_WHAT TO DO_
Write the lines out again, from the top of the material to the line containing "return v if", pictures excluded.

★ ★ ★ ★ ★

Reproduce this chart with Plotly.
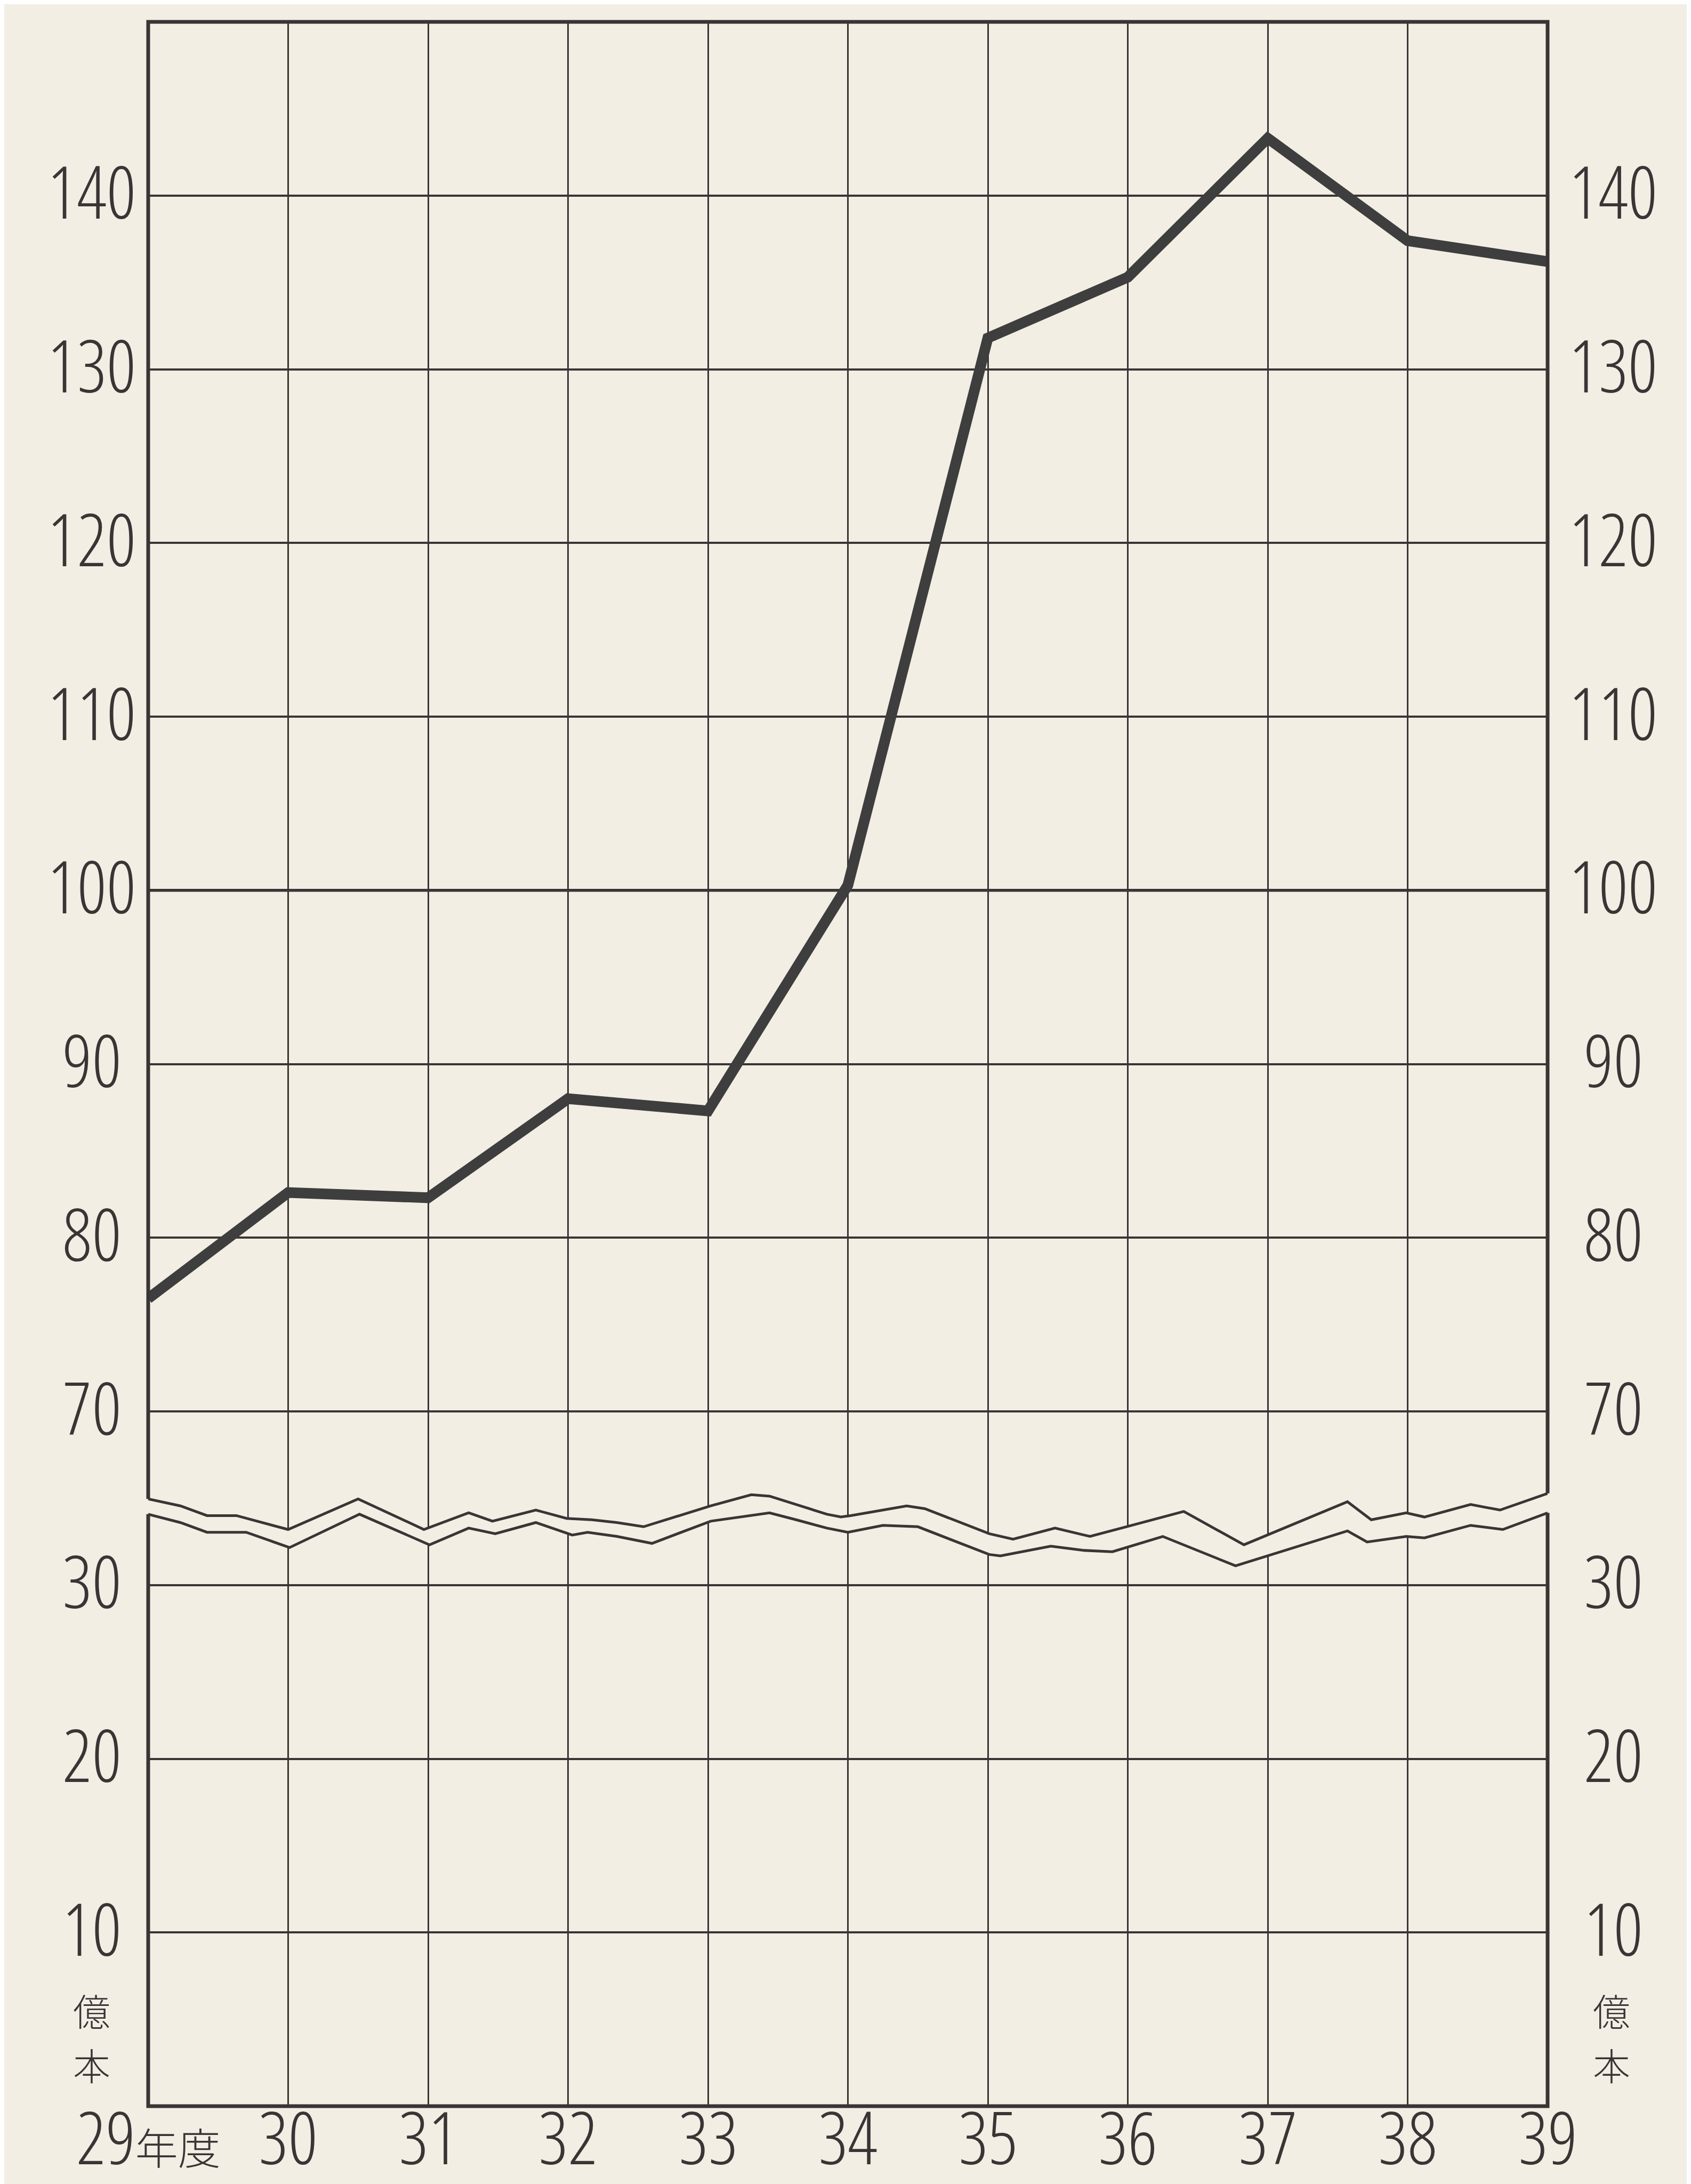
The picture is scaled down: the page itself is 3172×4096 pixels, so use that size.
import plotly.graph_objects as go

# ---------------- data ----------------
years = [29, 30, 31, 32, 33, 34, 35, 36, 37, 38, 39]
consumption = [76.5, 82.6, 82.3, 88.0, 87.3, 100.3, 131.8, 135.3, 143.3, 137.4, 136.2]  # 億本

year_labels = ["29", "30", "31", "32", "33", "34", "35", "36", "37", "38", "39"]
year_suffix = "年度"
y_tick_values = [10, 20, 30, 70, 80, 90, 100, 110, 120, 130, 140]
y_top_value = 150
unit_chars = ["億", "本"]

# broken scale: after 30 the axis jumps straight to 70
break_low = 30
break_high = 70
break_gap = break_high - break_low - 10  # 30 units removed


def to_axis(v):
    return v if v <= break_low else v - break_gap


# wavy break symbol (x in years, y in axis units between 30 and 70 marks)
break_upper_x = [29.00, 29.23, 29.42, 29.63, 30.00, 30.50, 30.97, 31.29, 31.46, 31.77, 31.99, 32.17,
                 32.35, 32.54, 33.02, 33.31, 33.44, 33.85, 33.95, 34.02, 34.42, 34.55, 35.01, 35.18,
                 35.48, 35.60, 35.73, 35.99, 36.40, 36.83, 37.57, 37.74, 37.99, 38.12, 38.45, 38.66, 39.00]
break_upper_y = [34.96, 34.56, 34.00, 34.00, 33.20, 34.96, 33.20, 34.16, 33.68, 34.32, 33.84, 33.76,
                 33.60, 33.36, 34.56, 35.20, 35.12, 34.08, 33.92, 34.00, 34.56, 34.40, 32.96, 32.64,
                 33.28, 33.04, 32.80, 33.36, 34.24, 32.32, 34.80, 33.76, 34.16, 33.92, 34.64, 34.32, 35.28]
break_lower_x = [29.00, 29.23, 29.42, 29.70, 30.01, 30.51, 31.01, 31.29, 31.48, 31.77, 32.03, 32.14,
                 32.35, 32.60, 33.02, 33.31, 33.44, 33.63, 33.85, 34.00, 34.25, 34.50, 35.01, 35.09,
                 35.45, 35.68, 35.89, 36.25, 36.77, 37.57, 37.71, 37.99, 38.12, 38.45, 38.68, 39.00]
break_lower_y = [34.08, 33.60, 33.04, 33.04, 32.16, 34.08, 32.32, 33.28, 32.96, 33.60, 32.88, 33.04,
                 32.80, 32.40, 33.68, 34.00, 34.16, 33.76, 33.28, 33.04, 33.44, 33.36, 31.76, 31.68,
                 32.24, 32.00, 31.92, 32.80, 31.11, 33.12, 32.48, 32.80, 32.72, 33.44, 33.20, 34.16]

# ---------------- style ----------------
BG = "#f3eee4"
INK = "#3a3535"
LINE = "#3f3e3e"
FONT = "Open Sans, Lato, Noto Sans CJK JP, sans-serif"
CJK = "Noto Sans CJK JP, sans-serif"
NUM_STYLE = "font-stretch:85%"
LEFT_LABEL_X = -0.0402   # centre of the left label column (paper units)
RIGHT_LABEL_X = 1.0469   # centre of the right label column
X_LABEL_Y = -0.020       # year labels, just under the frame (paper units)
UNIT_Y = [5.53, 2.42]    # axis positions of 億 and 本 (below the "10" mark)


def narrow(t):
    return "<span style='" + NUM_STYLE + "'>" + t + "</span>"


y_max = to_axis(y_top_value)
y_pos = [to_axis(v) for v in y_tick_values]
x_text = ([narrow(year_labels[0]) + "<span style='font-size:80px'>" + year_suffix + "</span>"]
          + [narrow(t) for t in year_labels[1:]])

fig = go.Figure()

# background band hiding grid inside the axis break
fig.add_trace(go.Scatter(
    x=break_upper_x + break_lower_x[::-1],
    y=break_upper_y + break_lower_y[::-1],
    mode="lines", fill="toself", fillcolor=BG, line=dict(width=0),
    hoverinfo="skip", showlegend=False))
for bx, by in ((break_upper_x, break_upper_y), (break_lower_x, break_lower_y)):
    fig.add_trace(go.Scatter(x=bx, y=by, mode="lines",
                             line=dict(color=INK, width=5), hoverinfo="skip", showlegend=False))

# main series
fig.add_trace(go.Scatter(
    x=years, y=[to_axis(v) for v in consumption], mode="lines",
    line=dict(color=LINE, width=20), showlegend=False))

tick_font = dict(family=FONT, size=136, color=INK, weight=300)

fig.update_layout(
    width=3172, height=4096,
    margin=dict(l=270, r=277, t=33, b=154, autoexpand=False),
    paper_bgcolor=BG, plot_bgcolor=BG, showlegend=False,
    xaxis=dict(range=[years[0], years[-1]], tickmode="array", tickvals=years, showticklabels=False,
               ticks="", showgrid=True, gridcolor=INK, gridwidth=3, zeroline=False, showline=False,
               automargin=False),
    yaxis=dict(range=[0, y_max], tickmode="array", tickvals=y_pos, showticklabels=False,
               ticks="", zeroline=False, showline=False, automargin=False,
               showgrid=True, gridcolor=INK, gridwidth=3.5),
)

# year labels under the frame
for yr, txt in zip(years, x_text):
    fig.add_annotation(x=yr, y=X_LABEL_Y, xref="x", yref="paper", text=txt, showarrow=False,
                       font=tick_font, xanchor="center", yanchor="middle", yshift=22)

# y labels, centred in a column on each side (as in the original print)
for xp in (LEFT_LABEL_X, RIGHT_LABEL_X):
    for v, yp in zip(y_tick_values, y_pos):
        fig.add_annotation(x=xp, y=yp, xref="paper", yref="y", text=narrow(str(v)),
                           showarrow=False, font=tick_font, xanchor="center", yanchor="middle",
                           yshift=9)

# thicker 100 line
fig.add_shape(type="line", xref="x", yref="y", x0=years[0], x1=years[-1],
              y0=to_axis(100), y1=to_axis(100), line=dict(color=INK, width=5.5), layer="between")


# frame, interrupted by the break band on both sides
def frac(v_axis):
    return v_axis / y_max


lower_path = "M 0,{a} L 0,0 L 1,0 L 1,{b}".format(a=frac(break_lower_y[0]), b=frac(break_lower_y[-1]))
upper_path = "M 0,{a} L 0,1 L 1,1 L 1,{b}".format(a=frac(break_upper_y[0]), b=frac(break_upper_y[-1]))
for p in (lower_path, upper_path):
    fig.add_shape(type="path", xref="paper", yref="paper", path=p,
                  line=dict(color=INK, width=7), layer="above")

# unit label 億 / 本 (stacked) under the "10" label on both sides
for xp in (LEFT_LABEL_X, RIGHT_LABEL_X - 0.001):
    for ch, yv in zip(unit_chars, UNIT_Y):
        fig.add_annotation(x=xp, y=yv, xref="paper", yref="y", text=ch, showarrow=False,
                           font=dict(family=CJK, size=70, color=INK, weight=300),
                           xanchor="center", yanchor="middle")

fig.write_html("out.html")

★ ★ ★ ★ ★

_OUTPUT OF THE EXERCISE_
Reproduce this chart with Plotly.
The picture is scaled down: the page itself is 3172×4096 pixels, so use that size.
import plotly.graph_objects as go

# ---------------- data ----------------
years = [29, 30, 31, 32, 33, 34, 35, 36, 37, 38, 39]
consumption = [76.5, 82.6, 82.3, 88.0, 87.3, 100.3, 131.8, 135.3, 143.3, 137.4, 136.2]  # 億本

year_labels = ["29", "30", "31", "32", "33", "34", "35", "36", "37", "38", "39"]
year_suffix = "年度"
y_tick_values = [10, 20, 30, 70, 80, 90, 100, 110, 120, 130, 140]
y_top_value = 150
unit_chars = ["億", "本"]

# broken scale: after 30 the axis jumps straight to 70
break_low = 30
break_high = 70
break_gap = break_high - break_low - 10  # 30 units removed


def to_axis(v):
    return v if v <= break_low else v - break_gap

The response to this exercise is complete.